Identify and reproduce every line holding the string "with".
--- BEGIN DATA SHOWN ---
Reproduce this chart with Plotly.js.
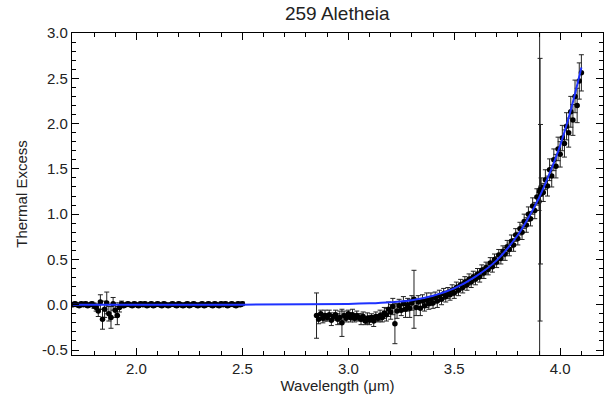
<!DOCTYPE html>
<html>
<head>
<meta charset="utf-8">
<script src="https://cdn.plot.ly/plotly-3.0.1.min.js"></script>
<style>html,body{margin:0;padding:0;background:#fff;}#chart{width:605px;height:404px;}</style>
</head>
<body>
<div id="chart"></div>
<script>
// Segment 1 (short-wavelength data)
var x1 = [1.70,1.71,1.72,1.73,1.74,1.75,1.76,1.77,1.78,1.79,1.80,1.81,1.82,1.83,1.84,1.85,1.86,1.87,1.88,1.89,
          1.90,1.91,1.92,1.93,1.94,1.95,1.96,1.97,1.98,1.99,2.00,2.01,2.02,2.03,2.04,2.05,2.06,2.07,2.08,2.09,
          2.10,2.11,2.12,2.13,2.14,2.15,2.16,2.17,2.18,2.19,2.20,2.21,2.22,2.23,2.24,2.25,2.26,2.27,2.28,2.29,
          2.30,2.31,2.32,2.33,2.34,2.35,2.36,2.37,2.38,2.39,2.40,2.41,2.42,2.43,2.44,2.45,2.46,2.47,2.48,2.49,2.50];
var y1 = [0.00,0.01,0.00,-0.01,0.01,0.00,0.01,-0.01,0.00,0.01,-0.01,-0.03,-0.07,0.03,-0.16,-0.05,0.02,-0.10,-0.14,0.01,
          -0.06,-0.12,-0.03,0.01,-0.01,0.00,0.01,0.00,-0.01,0.01,0.00,-0.01,0.01,0.00,0.01,-0.01,0.00,0.01,-0.01,0.00,
          0.01,0.00,-0.01,0.01,0.00,-0.01,0.00,0.01,0.00,-0.01,0.01,0.00,-0.01,0.00,0.01,-0.01,0.00,0.01,0.00,-0.01,
          0.00,0.01,-0.01,0.00,0.01,0.00,-0.01,0.01,0.00,-0.01,0.01,0.00,0.01,-0.01,0.00,0.01,0.00,-0.01,0.01,0.00,0.01];
var e1 = [0.02,0.02,0.02,0.02,0.02,0.02,0.02,0.02,0.02,0.02,0.03,0.04,0.06,0.08,0.11,0.09,0.12,0.08,0.12,0.07,
          0.08,0.10,0.05,0.03,0.02,0.02,0.02,0.02,0.02,0.02,0.02,0.02,0.02,0.02,0.02,0.02,0.02,0.02,0.02,0.02,
          0.02,0.02,0.02,0.02,0.02,0.02,0.02,0.02,0.02,0.02,0.02,0.02,0.02,0.02,0.02,0.02,0.02,0.02,0.02,0.02,
          0.02,0.02,0.02,0.02,0.02,0.02,0.02,0.02,0.02,0.02,0.02,0.02,0.02,0.02,0.02,0.02,0.02,0.02,0.02,0.02,0.02];

// Segment 2 (long-wavelength data)
var x2 = [2.85,2.86,2.87,2.88,2.89,2.90,2.91,2.92,2.93,2.94,2.95,2.96,2.97,2.98,2.99,
          3.00,3.01,3.02,3.03,3.04,3.05,3.06,3.07,3.08,3.09,3.10,3.11,3.12,3.13,3.14,3.15,3.16,3.17,3.18,3.19,
          3.20,3.21,3.22,3.23,3.24,3.25,3.26,3.27,3.28,3.29,3.30,3.31,3.32,3.33,3.34,3.35,3.36,3.37,3.38,3.39,
          3.40,3.41,3.42,3.43,3.44,3.45,3.46,3.47,3.48,3.49,3.50,3.51,3.52,3.53,3.54,3.55,3.56,3.57,3.58,3.59,
          3.60,3.61,3.62,3.63,3.64,3.65,3.66,3.67,3.68,3.69,3.70,3.71,3.72,3.73,3.74,3.75,3.76,3.77,3.78,3.79,
          3.80,3.81,3.82,3.83,3.84,3.85,3.86,3.87,3.88,3.89,3.90,3.91,3.92,3.93,3.94,3.95,3.96,3.97,3.98,3.99,
          4.00,4.01,4.02,4.03,4.04,4.05,4.06,4.07,4.08,4.09,4.10];
var y2 = [-0.12,-0.16,-0.10,-0.15,-0.12,-0.14,-0.11,-0.17,-0.13,-0.11,-0.16,-0.14,-0.20,-0.12,-0.15,
          -0.10,-0.14,-0.11,-0.15,-0.12,-0.14,-0.16,-0.13,-0.18,-0.15,-0.17,-0.14,-0.18,-0.13,-0.15,-0.12,-0.14,-0.09,-0.11,-0.05,
          -0.08,-0.02,-0.21,-0.07,-0.01,-0.06,0.01,-0.05,0.00,-0.04,0.02,0.06,-0.03,0.03,-0.04,0.04,-0.01,0.05,0.01,0.06,
          0.02,0.08,0.04,0.10,0.06,0.12,0.09,0.13,0.11,0.16,0.13,0.19,0.16,0.22,0.19,0.25,0.22,0.28,0.25,0.31,
          0.28,0.34,0.31,0.38,0.35,0.41,0.39,0.46,0.42,0.50,0.47,0.55,0.51,0.59,0.56,0.64,0.61,0.70,0.66,0.77,
          0.73,0.84,0.80,0.92,0.88,1.00,0.95,1.09,1.04,1.19,1.14,1.30,1.24,1.38,1.31,1.49,1.42,1.60,1.53,1.72,
          1.66,1.84,1.78,1.97,1.90,2.13,2.04,2.30,2.20,2.47,2.56];
var e2 = [0.25,0.05,0.04,0.05,0.06,0.04,0.05,0.06,0.04,0.05,0.06,0.07,0.15,0.05,0.04,
          0.04,0.05,0.06,0.04,0.05,0.04,0.06,0.05,0.04,0.06,0.05,0.04,0.06,0.05,0.04,0.06,0.05,0.06,0.07,0.08,
          0.08,0.09,0.22,0.08,0.07,0.06,0.08,0.09,0.07,0.10,0.08,0.32,0.09,0.07,0.08,0.07,0.06,0.08,0.06,0.07,
          0.06,0.06,0.07,0.06,0.06,0.06,0.06,0.06,0.06,0.06,0.06,0.06,0.06,0.06,0.06,0.06,0.06,0.06,0.06,0.06,
          0.06,0.06,0.06,0.06,0.06,0.06,0.06,0.06,0.06,0.06,0.06,0.06,0.06,0.06,0.07,0.07,0.07,0.07,0.07,0.07,
          0.07,0.07,0.08,0.08,0.08,0.08,0.08,0.09,0.09,0.09,0.10,0.10,0.10,0.11,0.11,0.12,0.12,0.12,0.13,0.13,
          0.14,0.14,0.15,0.15,0.16,0.17,0.17,0.18,0.19,0.20,0.20];

// Points near 3.9 um with very large uncertainties
var xOut = [3.903,3.905,3.907];
var yOut = [1.25,1.27,1.22];
var eOut = [2.20,1.45,0.77];

// Thermal model curve
var xModel = [1.70,2.00,2.50,2.80,3.00,3.10,3.20,3.30,3.40,3.50,3.60,3.70,3.80,3.85,3.90,3.95,4.00,4.05,4.10];
var yModel = [0.000,0.000,0.001,0.004,0.008,0.015,0.028,0.050,0.100,0.180,0.310,0.490,0.770,0.960,1.180,1.450,1.760,2.150,2.620];

var errStyle = function(arr){ return {type:'data', array:arr, visible:true, color:'#222', thickness:1, width:2.5}; };
var mk = {color:'#000', size:5.5, symbol:'circle'};

var traces = [
  {x:x1, y:y1, error_y:errStyle(e1), mode:'markers', type:'scatter', marker:mk, showlegend:false},
  {x:x2, y:y2, error_y:errStyle(e2), mode:'markers', type:'scatter', marker:mk, showlegend:false},
  {x:xOut, y:yOut, error_y:errStyle(eOut), mode:'markers', type:'scatter', marker:mk, showlegend:false},
  {x:xModel, y:yModel, mode:'lines', type:'scatter', line:{color:'#1e32ff', width:2, shape:'spline'}, showlegend:false}
];

var fontFam = 'Liberation Sans, Arial, sans-serif';
var layout = {
  width:605, height:404,
  margin:{l:72, r:2, t:33, b:49},
  paper_bgcolor:'#fff', plot_bgcolor:'#fff',
  font:{family:fontFam, size:15, color:'#222'},
  title:{text:'259 Aletheia', font:{family:fontFam, size:19, color:'#222'}, x:0.5575, xanchor:'center', y:0.967, yanchor:'middle'},
  xaxis:{
    range:[1.696,4.202], tickvals:[2.0,2.5,3.0,3.5,4.0], ticktext:['2.0','2.5','3.0','3.5','4.0'],
    ticks:'inside', ticklen:7, tickcolor:'#000', tickwidth:1,
    showline:true, linecolor:'#000', linewidth:1.2, mirror:'ticks', showgrid:false, zeroline:false,
    minor:{dtick:0.1, tick0:0, ticks:'inside', ticklen:4, tickcolor:'#000', showgrid:false},
    title:{text:'Wavelength (μm)', font:{family:fontFam, size:15, color:'#222'}, standoff:2},
    tickfont:{family:fontFam, size:15, color:'#222'}
  },
  yaxis:{
    range:[-0.555,3.0], tickvals:[-0.5,0.0,0.5,1.0,1.5,2.0,2.5,3.0], ticktext:['-0.5','0.0','0.5','1.0','1.5','2.0','2.5','3.0'],
    ticks:'inside', ticklen:7, tickcolor:'#000', tickwidth:1,
    showline:true, linecolor:'#000', linewidth:1.2, mirror:'ticks', showgrid:false, zeroline:false,
    minor:{dtick:0.1, tick0:0, ticks:'inside', ticklen:4, tickcolor:'#000', showgrid:false},
    title:{text:'Thermal Excess', font:{family:fontFam, size:15, color:'#222'}, standoff:10},
    tickfont:{family:fontFam, size:15, color:'#222'}
  }
};

Plotly.newPlot('chart', traces, layout, {staticPlot:true, displayModeBar:false});
</script>
</body>
</html>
--- END DATA SHOWN ---
### EXERCISE ANSWER:
Reproduce this chart with Plotly.js.
// Points near 3.9 um with very large uncertainties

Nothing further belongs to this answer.